→ Task statement:
Write out each line exactly as given. Leave the pictures out of your copy.

→ Data block:
=====

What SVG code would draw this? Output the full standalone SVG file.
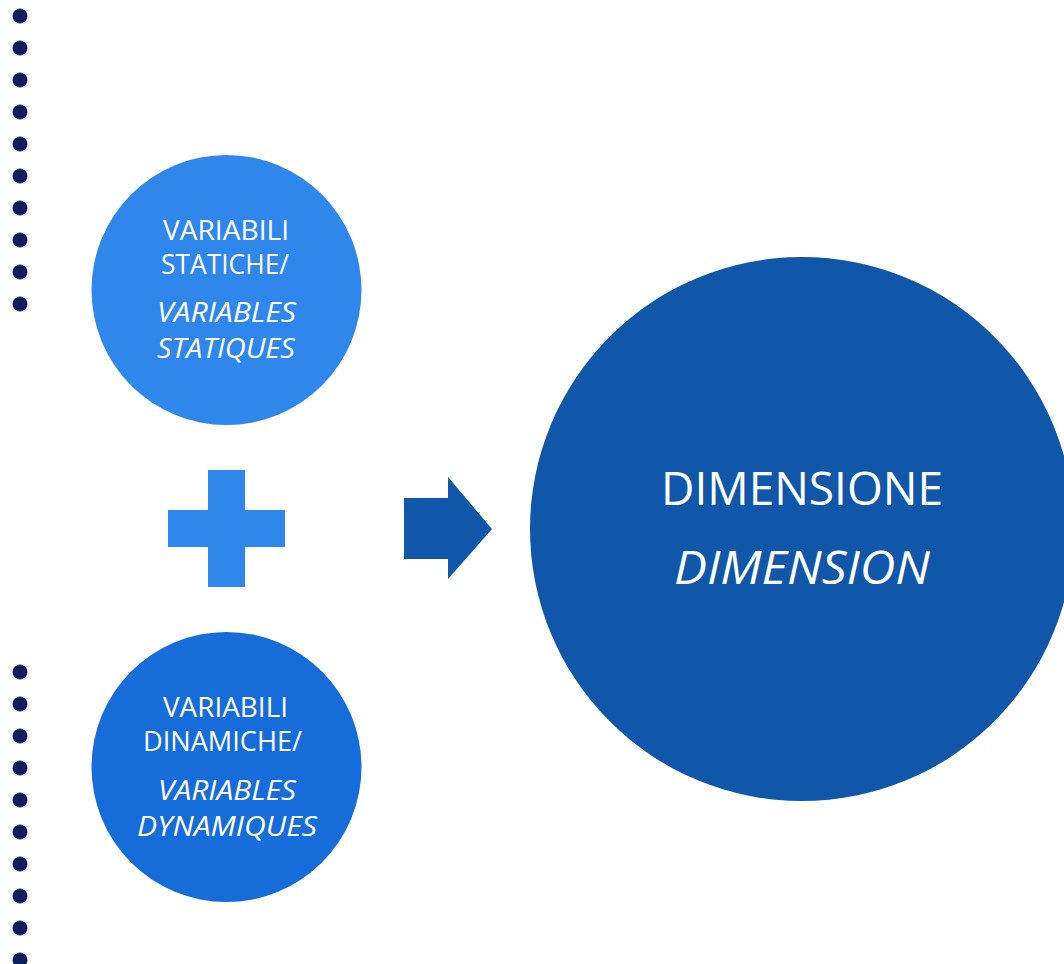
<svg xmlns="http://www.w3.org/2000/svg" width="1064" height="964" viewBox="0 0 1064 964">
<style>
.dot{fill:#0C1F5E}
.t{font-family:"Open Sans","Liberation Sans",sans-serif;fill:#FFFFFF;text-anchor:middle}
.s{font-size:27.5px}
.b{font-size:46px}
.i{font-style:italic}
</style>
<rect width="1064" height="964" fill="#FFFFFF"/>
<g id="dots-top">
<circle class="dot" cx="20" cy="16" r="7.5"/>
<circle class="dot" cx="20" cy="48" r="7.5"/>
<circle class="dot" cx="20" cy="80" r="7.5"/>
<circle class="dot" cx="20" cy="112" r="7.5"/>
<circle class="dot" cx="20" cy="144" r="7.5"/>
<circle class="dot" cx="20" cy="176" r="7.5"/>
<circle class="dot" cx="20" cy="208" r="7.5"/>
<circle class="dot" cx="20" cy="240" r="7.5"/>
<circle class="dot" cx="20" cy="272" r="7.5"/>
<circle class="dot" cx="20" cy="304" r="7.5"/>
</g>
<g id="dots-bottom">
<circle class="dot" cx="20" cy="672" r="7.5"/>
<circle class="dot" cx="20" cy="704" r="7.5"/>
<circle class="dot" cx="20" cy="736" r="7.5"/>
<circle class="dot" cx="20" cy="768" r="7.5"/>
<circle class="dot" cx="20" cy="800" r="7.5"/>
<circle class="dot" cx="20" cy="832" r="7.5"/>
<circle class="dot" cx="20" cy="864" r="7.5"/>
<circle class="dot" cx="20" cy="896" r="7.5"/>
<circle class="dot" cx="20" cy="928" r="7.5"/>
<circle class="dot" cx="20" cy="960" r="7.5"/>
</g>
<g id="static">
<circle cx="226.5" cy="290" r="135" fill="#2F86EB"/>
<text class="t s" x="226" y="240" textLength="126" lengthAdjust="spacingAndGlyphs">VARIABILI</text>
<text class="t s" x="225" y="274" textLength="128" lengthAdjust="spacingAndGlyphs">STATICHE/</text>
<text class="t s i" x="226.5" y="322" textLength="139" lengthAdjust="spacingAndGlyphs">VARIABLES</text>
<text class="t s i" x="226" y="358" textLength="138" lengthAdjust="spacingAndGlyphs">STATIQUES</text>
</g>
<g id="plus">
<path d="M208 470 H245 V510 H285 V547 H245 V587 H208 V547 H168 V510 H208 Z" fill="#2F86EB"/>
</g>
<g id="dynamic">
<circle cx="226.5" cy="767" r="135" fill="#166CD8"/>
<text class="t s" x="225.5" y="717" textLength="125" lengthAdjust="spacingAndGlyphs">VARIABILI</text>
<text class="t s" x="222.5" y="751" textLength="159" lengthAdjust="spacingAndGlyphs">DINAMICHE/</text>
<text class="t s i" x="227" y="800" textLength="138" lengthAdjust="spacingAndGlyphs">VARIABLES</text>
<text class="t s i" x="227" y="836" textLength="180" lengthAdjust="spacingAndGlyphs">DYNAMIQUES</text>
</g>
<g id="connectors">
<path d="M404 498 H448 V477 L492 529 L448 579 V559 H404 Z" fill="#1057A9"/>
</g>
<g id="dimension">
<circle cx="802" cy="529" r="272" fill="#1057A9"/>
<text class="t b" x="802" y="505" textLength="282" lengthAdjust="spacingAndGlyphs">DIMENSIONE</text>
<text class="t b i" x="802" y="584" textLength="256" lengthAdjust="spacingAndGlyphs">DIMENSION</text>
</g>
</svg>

=====

→ Reply to the exercise:
What SVG code would draw this? Output the full standalone SVG file.
<svg xmlns="http://www.w3.org/2000/svg" width="1064" height="964" viewBox="0 0 1064 964">
<style>
.dot{fill:#0C1F5E}
.t{font-family:"Open Sans","Liberation Sans",sans-serif;fill:#FFFFFF;text-anchor:middle}
.s{font-size:27.5px}
.b{font-size:46px}
.i{font-style:italic}
</style>
<rect width="1064" height="964" fill="#FFFFFF"/>
<g id="dots-top">
<circle class="dot" cx="20" cy="16" r="7.5"/>
<circle class="dot" cx="20" cy="48" r="7.5"/>
<circle class="dot" cx="20" cy="80" r="7.5"/>
<circle class="dot" cx="20" cy="112" r="7.5"/>
<circle class="dot" cx="20" cy="144" r="7.5"/>
<circle class="dot" cx="20" cy="176" r="7.5"/>
<circle class="dot" cx="20" cy="208" r="7.5"/>
<circle class="dot" cx="20" cy="240" r="7.5"/>
<circle class="dot" cx="20" cy="272" r="7.5"/>
<circle class="dot" cx="20" cy="304" r="7.5"/>
</g>
<g id="dots-bottom">
<circle class="dot" cx="20" cy="672" r="7.5"/>
<circle class="dot" cx="20" cy="704" r="7.5"/>
<circle class="dot" cx="20" cy="736" r="7.5"/>
<circle class="dot" cx="20" cy="768" r="7.5"/>
<circle class="dot" cx="20" cy="800" r="7.5"/>
<circle class="dot" cx="20" cy="832" r="7.5"/>
<circle class="dot" cx="20" cy="864" r="7.5"/>
<circle class="dot" cx="20" cy="896" r="7.5"/>
<circle class="dot" cx="20" cy="928" r="7.5"/>
<circle class="dot" cx="20" cy="960" r="7.5"/>
</g>
<g id="static">
<circle cx="226.5" cy="290" r="135" fill="#2F86EB"/>
<text class="t s" x="226" y="240" textLength="126" lengthAdjust="spacingAndGlyphs">VARIABILI</text>
<text class="t s" x="225" y="274" textLength="128" lengthAdjust="spacingAndGlyphs">STATICHE/</text>
<text class="t s i" x="226.5" y="322" textLength="139" lengthAdjust="spacingAndGlyphs">VARIABLES</text>
<text class="t s i" x="226" y="358" textLength="138" lengthAdjust="spacingAndGlyphs">STATIQUES</text>
</g>
<g id="plus">
<path d="M208 470 H245 V510 H285 V547 H245 V587 H208 V547 H168 V510 H208 Z" fill="#2F86EB"/>
</g>
<g id="dynamic">
<circle cx="226.5" cy="767" r="135" fill="#166CD8"/>
<text class="t s" x="225.5" y="717" textLength="125" lengthAdjust="spacingAndGlyphs">VARIABILI</text>
<text class="t s" x="222.5" y="751" textLength="159" lengthAdjust="spacingAndGlyphs">DINAMICHE/</text>
<text class="t s i" x="227" y="800" textLength="138" lengthAdjust="spacingAndGlyphs">VARIABLES</text>
<text class="t s i" x="227" y="836" textLength="180" lengthAdjust="spacingAndGlyphs">DYNAMIQUES</text>
</g>
<g id="connectors">
<path d="M404 498 H448 V477 L492 529 L448 579 V559 H404 Z" fill="#1057A9"/>
</g>
<g id="dimension">
<circle cx="802" cy="529" r="272" fill="#1057A9"/>
<text class="t b" x="802" y="505" textLength="282" lengthAdjust="spacingAndGlyphs">DIMENSIONE</text>
<text class="t b i" x="802" y="584" textLength="256" lengthAdjust="spacingAndGlyphs">DIMENSION</text>
</g>
</svg>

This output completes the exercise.